Why does this exist? Because decentralizing a sequencer adds latency and coordination overhead that erodes the performance advantage L2s offer. The bet is that L1 security backstops the L2 — you can always exit to Ethereum mainnet — so some sequencer centralization is tolerable in exchange for getting 10-100x throughput improvements.
Every major L2 has a stated roadmap toward sequencer decentralization. None has completed it. Arbitrum, one of the most advanced, launched decentralized validation in 2023 but sequencer decentralization remains a multi-year project. That's not hypocrisy — it's an honest reflection of how hard the problem is.
What's Actually Changing
Two developments are relevant here.
Distributed Validator Technology (DVT): Projects like Obol and SSV Network allow multiple independent nodes to collectively operate a single Ethereum validator key. If one node fails, the others continue. This improves solo validator economics and reduces correlated failure risk without sacrificing the security properties of the validator set. It's one of the more concrete examples of technology that expands what's possible in the decentralization trade-off space.
Modular blockchain architecture: The separation of execution, settlement, and data availability across different layers (Celestia for DA, Ethereum for settlement, various L2s for execution) lets different parts of the stack optimize for different properties. Execution can be more centralized for performance; settlement stays maximally decentralized. Whether this actually works at the scale it's designed for is still being demonstrated.
What Would Confirm or Break This
Confirmation that decentralization trade-offs are structural: L2 sequencer decentralization continuing to take longer than stated roadmaps; DAO governance remaining slow and apathy-plagued; solo staking participation staying low relative to liquid staking alternatives.

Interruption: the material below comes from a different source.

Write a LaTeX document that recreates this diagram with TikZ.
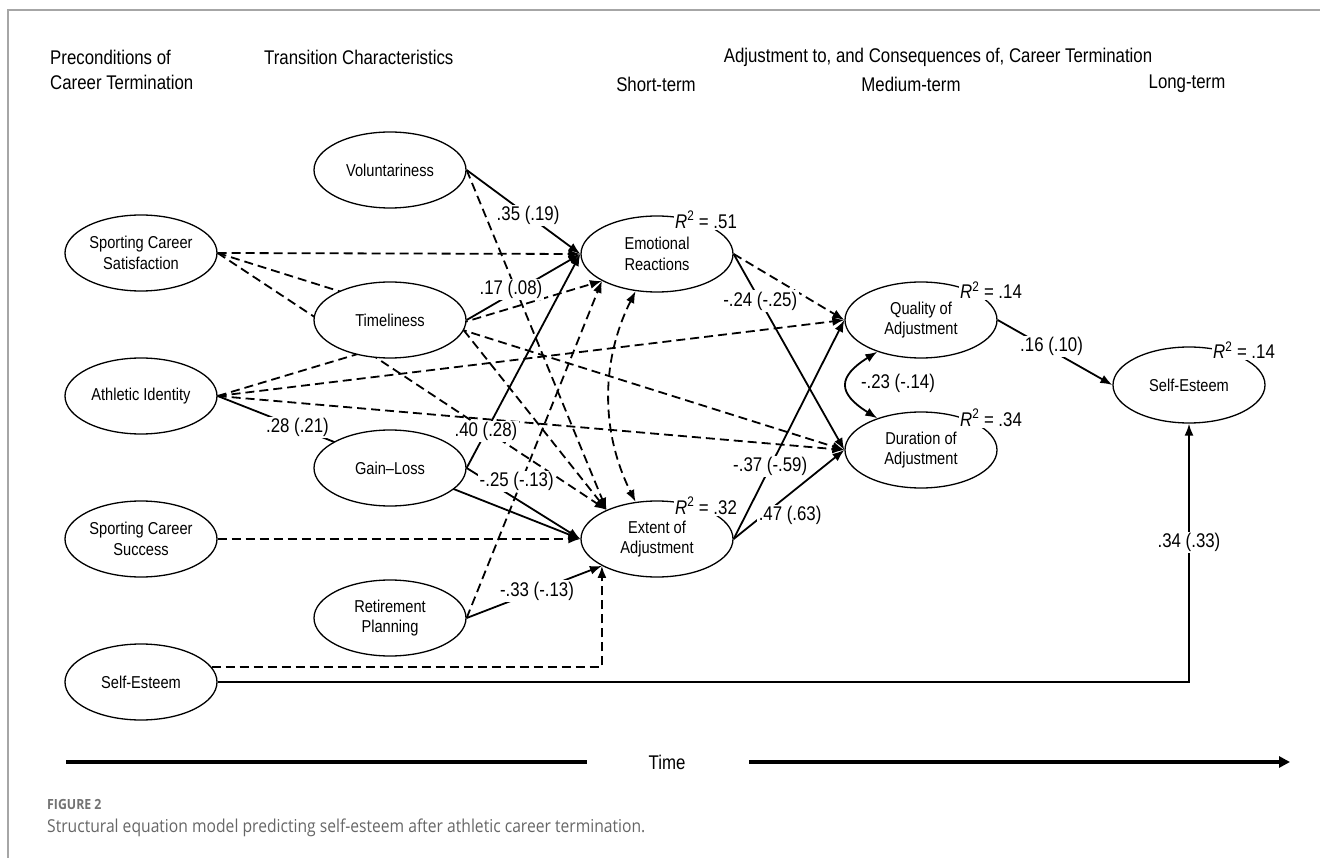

Invalidation: zero-knowledge proofs mature to the point where full validator-level decentralization and high throughput coexist without hardware/bandwidth requirements that centralize in practice; L2s decentralize sequencers on the timelines they've announced; governance tooling genuinely solves the coordination problem at scale.
Timing
Now: Sequencer centralization on L2s is an active concentration risk worth understanding if you're using those networks regularly. DVT adoption is in early stages — Obol and SSV are live but still small relative to total staked ETH.
Next: L2 sequencer decentralization roadmaps are the thread to watch over the next 12-24 months. Progress (or lack of it) will tell you a lot about whether the stated trade-offs are temporary or structural.
Later: Whether fully decentralized, high-performance systems are achievable in practice is a decade-plus question that current technology doesn't resolve.
The Boundary
This post addresses the mechanism of decentralization trade-offs. It doesn't assess whether any specific protocol is making the right choice, and it doesn't constitute a recommendation about which networks to use or avoid.
The useful framing: decentralization is a property to optimize for specific purposes, not a dial you should always turn to maximum. The question is always "decentralization of what, at what cost, for what purpose?" Networks that answer that question thoughtfully tend to be more interesting than ones that treat it as simple.